PostPosted: Wed Jun 28, 2006 8:56 pm    Post subject: Re: Recommendations for learning more mathematics Reply with quote

Speaking from my personal experience as a math major I'd recommend
first gaining a solid knowledge of calculus. While the knowledge you
learn by studying calculus may not apply to some of the fields you
study later on it is certainly good practice to establish mathematical
rigor, not to mention a solid knowledge of limits and series is
important. Even if you've taken calculus classes in college for your CS
degree it might be worthwhile to study a more mathematicaly dense book
on the subject. One in which the proofs are done out in a bit more
detail than being handed to you as "Axioms" of mathematics. Furthermore
its a very accesible subject with thousands of very well written books.

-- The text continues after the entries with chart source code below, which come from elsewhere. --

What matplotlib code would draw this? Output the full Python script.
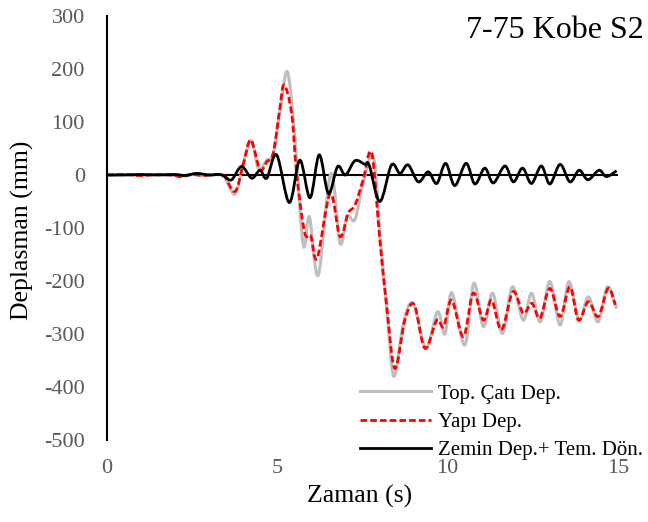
import numpy as np
import matplotlib
matplotlib.use("Agg")
import matplotlib.pyplot as plt
from matplotlib.path import Path
from matplotlib.patches import PathPatch
from matplotlib.lines import Line2D

plt.rcParams['font.family'] = ['Liberation Serif', 'DejaVu Serif']

# ---- data ----
title = "7-75 Kobe S2"
x_label = "Zaman (s)"
y_label = "Deplasman (mm)"
series_names = ["Top. Çatı Dep.", "Yapı Dep.", "Zemin Dep.+ Tem. Dön."]
x_ticks = [0, 5, 10, 15]
y_ticks = [-500, -400, -300, -200, -100, 0, 100, 200, 300]

top_t = [0, 0.5, 1.0, 1.5, 2.0, 2.14, 2.5, 2.8, 3.0, 3.3, 3.45, 3.76, 4.0, 4.23, 4.45, 4.69,
         4.88, 5.1, 5.3, 5.52, 5.76, 5.94, 6.2, 6.57, 6.84, 7.05, 7.28, 7.52, 7.82, 8.03, 8.22,
         8.42, 8.7, 8.99, 9.36, 9.7, 9.92, 10.12, 10.5, 10.77, 11.05, 11.32, 11.61, 11.9, 12.22,
         12.46, 12.72, 13.0, 13.3, 13.56, 13.86, 14.13, 14.42, 14.69, 14.96]
top_v = [0, 1, -1, 1, -1, -3, 1, -1, 0, 1, -3, -36, 22, 65, 12, 28,
         40, 130, 194, 66, -132, -79, -189, 3, -129, -78, -84, -15, 35, -125, -255,
         -380, -280, -242, -327, -258, -300, -222, -321, -204, -286, -223, -299, -211, -274,
         -223, -277, -201, -283, -201, -274, -230, -277, -211, -252]

yapi_t = [0, 0.5, 1.0, 1.5, 2.0, 2.14, 2.5, 2.8, 3.0, 3.3, 3.45, 3.76, 4.0, 4.22, 4.49, 4.69,
          4.88, 5.08, 5.2, 5.42, 5.57, 5.8, 5.98, 6.17, 6.55, 6.84, 7.08, 7.28, 7.52, 7.77, 8.01,
          8.21, 8.45, 8.75, 9.02, 9.33, 9.68, 9.88, 10.12, 10.46, 10.75, 11.05, 11.29, 11.58,
          11.92, 12.22, 12.47, 12.71, 13.0, 13.3, 13.59, 13.84, 14.13, 14.42, 14.71, 14.92]
yapi_v = [0, 1, -1, 1, -1, -3, 1, -1, 0, 1, -2, -31, 20, 66, 10, 25,
          41, 129, 170, 116, 0, -108, -115, -157, -35, -116, -72, -57, -9, 41, -123,
          -248, -365, -272, -245, -327, -274, -286, -236, -305, -223, -274, -236, -292,
          -220, -261, -242, -270, -214, -267, -211, -274, -239, -267, -214, -245]

zemin_t = [0, 0.5, 1.0, 1.5, 2.0, 2.3, 2.63, 3.0, 3.3, 3.46, 3.66, 3.95, 4.25, 4.49, 4.69, 4.98,
           5.35, 5.66, 5.96, 6.23, 6.5, 6.77, 7.0, 7.28, 7.57, 7.7, 8.01, 8.35, 8.6, 8.84, 9.14,
           9.43, 9.68, 9.94, 10.21, 10.54, 10.8, 11.09, 11.34, 11.68, 11.93, 12.2, 12.46, 12.75,
           13.0, 13.3, 13.59, 13.86, 14.12, 14.44, 14.66, 14.96]
zemin_v = [0, 0, 1, 0, 1, -1, 3, 0, 1, -3, -9, 16, -6, 9, -6, 38,
           -52, 28, -43, 38, -35, 16, 0, 27, 20, 18, -50, 19, 3, 19, -13,
           6, -16, 22, -20, 22, -17, 13, -15, 17, -13, 13, -16, 17,
           -17, 20, -13, 9, -9, 9, -3, 8]


def smooth_path(t, v):
    """Excel-style smoothed line (Catmull-Rom as cubic Bezier through the points)."""
    pts = np.column_stack([t, v]).astype(float)
    n = len(pts)
    verts = [pts[0]]
    codes = [Path.MOVETO]
    for i in range(n - 1):
        p0 = pts[max(i - 1, 0)]
        p1 = pts[i]
        p2 = pts[i + 1]
        p3 = pts[min(i + 2, n - 1)]
        verts += [p1 + (p2 - p0) / 6.0, p2 - (p3 - p1) / 6.0, p2]
        codes += [Path.CURVE4] * 3
    return Path(verts, codes)


fig = plt.figure(figsize=(6.48, 5.22), dpi=100)
ax = fig.add_axes([107 / 648, 1 - 440 / 522, 511 / 648, 424 / 522])

ax.set_xlim(0, 15)
ax.set_ylim(-500, 300)

styles = [
    dict(color="#BFBFBF", lw=2.25, ls="-"),
    dict(color="#FF0000", lw=2.0, ls=(0, (2.4, 1.1))),
    dict(color="#000000", lw=2.0, ls="-"),
]
data = [(top_t, top_v), (yapi_t, yapi_v), (zemin_t, zemin_v)]

ax.axhline(0, color="black", lw=1.5, zorder=1)

handles = []
for (t, v), st, name, z in zip(data, styles, series_names, [2, 3, 4]):
    patch = PathPatch(smooth_path(t, v), fill=False, edgecolor=st["color"],
                      lw=st["lw"], ls=st["ls"], capstyle="butt", joinstyle="round",
                      zorder=z, transform=ax.transData)
    ax.add_patch(patch)
    handles.append(Line2D([], [], color=st["color"], lw=st["lw"], ls=st["ls"]))

for s in ["top", "right", "bottom"]:
    ax.spines[s].set_visible(False)
ax.spines["left"].set_linewidth(1.5)
ax.spines["left"].set_color("black")

ax.set_xticks(x_ticks)
ax.set_yticks(y_ticks)
ax.set_xticklabels([str(x) for x in x_ticks])
ax.set_yticklabels([str(y) for y in y_ticks])
ax.tick_params(axis="both", length=0, labelsize=16, labelcolor="#595959")
ax.tick_params(axis="y", pad=16)
ax.tick_params(axis="x", pad=14)

fig.text(360 / 648, 1 - 496 / 522, x_label, fontsize=18.5, ha="center", va="center")
fig.text(22 / 648, 1 - 230 / 522, y_label, fontsize=18.5, ha="center", va="center", rotation=90)
fig.text(644 / 648, 1 - 30 / 522, title, fontsize=23, ha="right", va="center")

leg = ax.legend(handles, series_names, loc="upper left",
                bbox_to_anchor=((360 - 107) / 511, (440 - 384) / 424),
                frameon=False, fontsize=15, handlelength=3.4, handletextpad=0.35,
                labelspacing=0.42, borderpad=0, borderaxespad=0)

fig.savefig("out.png", dpi=100)
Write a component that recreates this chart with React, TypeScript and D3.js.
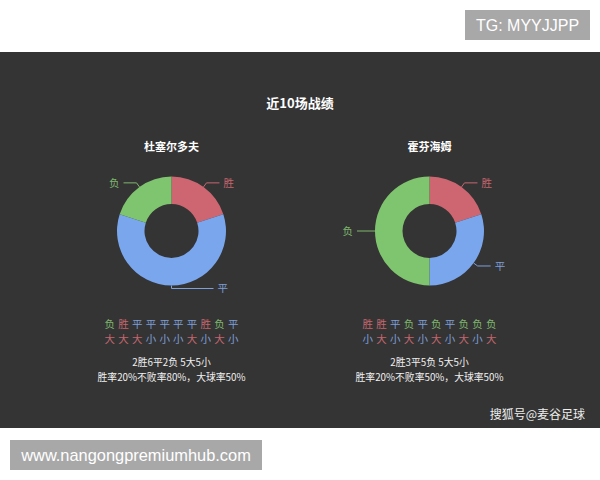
import React from "react";
import * as d3 from "d3";

const mainTitle = "近10场战绩";
const teams = ["杜塞尔多夫", "霍芬海姆"];
const outcomeNames = ["胜", "平", "负"];
const teamCounts = [
  [2, 6, 2],
  [2, 3, 5],
];
const resultSeq = [
  ["负", "胜", "平", "平", "平", "平", "平", "胜", "负", "平"],
  ["胜", "胜", "平", "负", "平", "负", "平", "负", "负", "负"],
];
const goalSeq = [
  ["大", "大", "大", "小", "小", "小", "大", "小", "大", "小"],
  ["小", "大", "小", "大", "小", "大", "小", "大", "小", "大"],
];
const summary1 = ["2胜6平2负 5大5小", "2胜3平5负 5大5小"];
const summary2 = ["胜率20%不败率80%，大球率50%", "胜率20%不败率50%，大球率50%"];

const colorOf: Record<string, string> = {
  胜: "#cd6670",
  平: "#79a6ec",
  负: "#7fc46e",
  大: "#cd6670",
  小: "#79a6ec",
};
const labelColor: Record<string, string> = {
  胜: "#c4666f",
  平: "#7f9fd8",
  负: "#7fb86e",
  大: "#c4666f",
  小: "#7f9fd8",
};

const W = 600;
const H = 480;
const CJK = "'Noto Sans CJK SC', 'Noto Sans', sans-serif";
const LAT = "'Liberation Sans', Arial, sans-serif";

function Donut({ cx, cy, counts }: { cx: number; cy: number; counts: number[] }) {
  const data = outcomeNames.map((n, i) => ({ name: n, value: counts[i] }));
  const pie = d3
    .pie<{ name: string; value: number }>()
    .sort(null)
    .value((d) => d.value);
  const arcs = pie(data);
  const R = 54.5;
  const r = 27;
  const arcGen = d3
    .arc<d3.PieArcDatum<{ name: string; value: number }>>()
    .innerRadius(r)
    .outerRadius(R);
  return (
    <g transform={`translate(${cx},${cy})`}>
      {arcs.map((a) => (
        <path key={a.data.name} d={arcGen(a) || ""} fill={colorOf[a.data.name]} />
      ))}
      {arcs.map((a) => {
        const mid = (a.startAngle + a.endAngle) / 2;
        const sx = Math.sin(mid);
        const sy = -Math.cos(mid);
        const bottom = Math.abs(sx) < 0.1;
        const p0 = [R * sx, R * sy];
        const len1 = bottom ? 3 : 5;
        const p1 = [(R + len1) * sx, (R + len1) * sy];
        const right = sx >= -0.0001;
        const len2 = bottom ? 42 : 13;
        const p2 = [p1[0] + (right ? len2 : -len2), p1[1]];
        const tx = p2[0] + (right ? 4 : -4);
        return (
          <g key={"l" + a.data.name}>
            <polyline
              points={`${p0[0]},${p0[1]} ${p1[0]},${p1[1]} ${p2[0]},${p2[1]}`}
              fill="none"
              stroke={labelColor[a.data.name]}
              strokeWidth={1}
            />
            <text
              x={tx}
              y={p2[1]}
              dy="0.35em"
              textAnchor={right ? "start" : "end"}
              fontSize={10.5}
              fontFamily={CJK}
              fill={labelColor[a.data.name]}
            >
              {a.data.name}
            </text>
          </g>
        );
      })}
    </g>
  );
}

export default function App() {
  const centers = [171.5, 429.5];
  const cy = 231;
  const step = 13.7;
  return (
    <svg
      width={W}
      height={H}
      style={{ position: "absolute", left: 0, top: 0, display: "block" }}
    >
      <rect x={0} y={0} width={W} height={H} fill="#ffffff" />
      <rect x={0} y={52} width={W} height={376} fill="#343434" />
      <rect x={465} y={10} width={125} height={30} fill="#a8a8a8" />
      <text x={527.5} y={25} dy="0.35em" textAnchor="middle" fontSize={16} fontFamily={LAT} fill="#ffffff">
        TG: MYYJJPP
      </text>
      <rect x={10} y={440} width={252} height={30} fill="#a8a8a8" />
      <text x={136} y={455} dy="0.35em" textAnchor="middle" fontSize={16.4} fontFamily={LAT} fill="#ffffff">
        www.nangongpremiumhub.com
      </text>
      <text x={300} y={103} dy="0.35em" textAnchor="middle" fontSize={13} fontWeight="bold" fontFamily={CJK} fill="#ffffff">
        {mainTitle}
      </text>
      {teams.map((t, ti) => {
        const cx = centers[ti];
        const xs = d3
          .scaleLinear()
          .domain([0, resultSeq[ti].length - 1])
          .range([cx - step * 4.5, cx + step * 4.5]);
        return (
          <g key={t}>
            <text x={cx} y={147} dy="0.35em" textAnchor="middle" fontSize={11} fontWeight="bold" fontFamily={CJK} fill="#ffffff">
              {t}
            </text>
            <Donut cx={cx} cy={cy} counts={teamCounts[ti]} />
            {resultSeq[ti].map((c, i) => (
              <text key={"r" + i} x={xs(i)} y={324} dy="0.35em" textAnchor="middle" fontSize={10.5} fontFamily={CJK} fill={labelColor[c]}>
                {c}
              </text>
            ))}
            {goalSeq[ti].map((c, i) => (
              <text key={"g" + i} x={xs(i)} y={339} dy="0.35em" textAnchor="middle" fontSize={10.5} fontFamily={CJK} fill={labelColor[c]}>
                {c}
              </text>
            ))}
            <text x={cx} y={363} dy="0.35em" textAnchor="middle" fontSize={9.8} fontFamily={CJK} fill="#f0f0f0">
              {summary1[ti]}
            </text>
            <text x={cx} y={378} dy="0.35em" textAnchor="middle" fontSize={9.8} fontFamily={CJK} fill="#f0f0f0">
              {summary2[ti]}
            </text>
          </g>
        );
      })}
      <text x={585} y={415} dy="0.35em" textAnchor="end" fontSize={12} fontFamily={CJK} fill="#eeeeee">
        搜狐号@麦谷足球
      </text>
    </svg>
  );
}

After that I'd recommend picking up a good real analysis book
("Principles of Mathematical Analysis - by Walter Rudin). It's a fairly
expensive book for it's size (around $130) so I wouldn't recommend
buying it unless you have great interest. You may be lucky to find it
in the library, especially a university library. You'll also want to
study a detailed a rigorous construction of the real and complex number
lines, beginning with the natural numbers. My professor constructed
these from his own notes and so I have no book to recommend to you. I
believe most discrete mathematics books cover the subject in varying
detail (use the library!)

The sky is the limit with studying analysis, but I'd atleast recommend
covering up to a rigorous definition of continuity and all it's
implications and going as far as constructing Riemann calculus. After
that you can continue on and study Lebesque theory or move into complex
analysis.

If you want to go further I'd certainly recommend studying Abstract
Algebra (Group, Ring, Field, Galois Theory, etc...), but you may want
to study point-set topology first. I studied real analysis then group
theory, then topology and ring theory. To me point-set topology seems
to be somewhat of a stepping stone between analysis and group theory
(as you move up into algebraic topology, but don't worry about that
right now). I found the Springer series texts in undergraduate
mathematics to be good (Basic Topology - by Armstrong), and will cover
all the basics (topological axioms, openness, closedness, topological
continuity, compactness, connectedness, Heine-Borel theorem, Hausdorff
spaces, metric spaces, homeomorphisms, etc...)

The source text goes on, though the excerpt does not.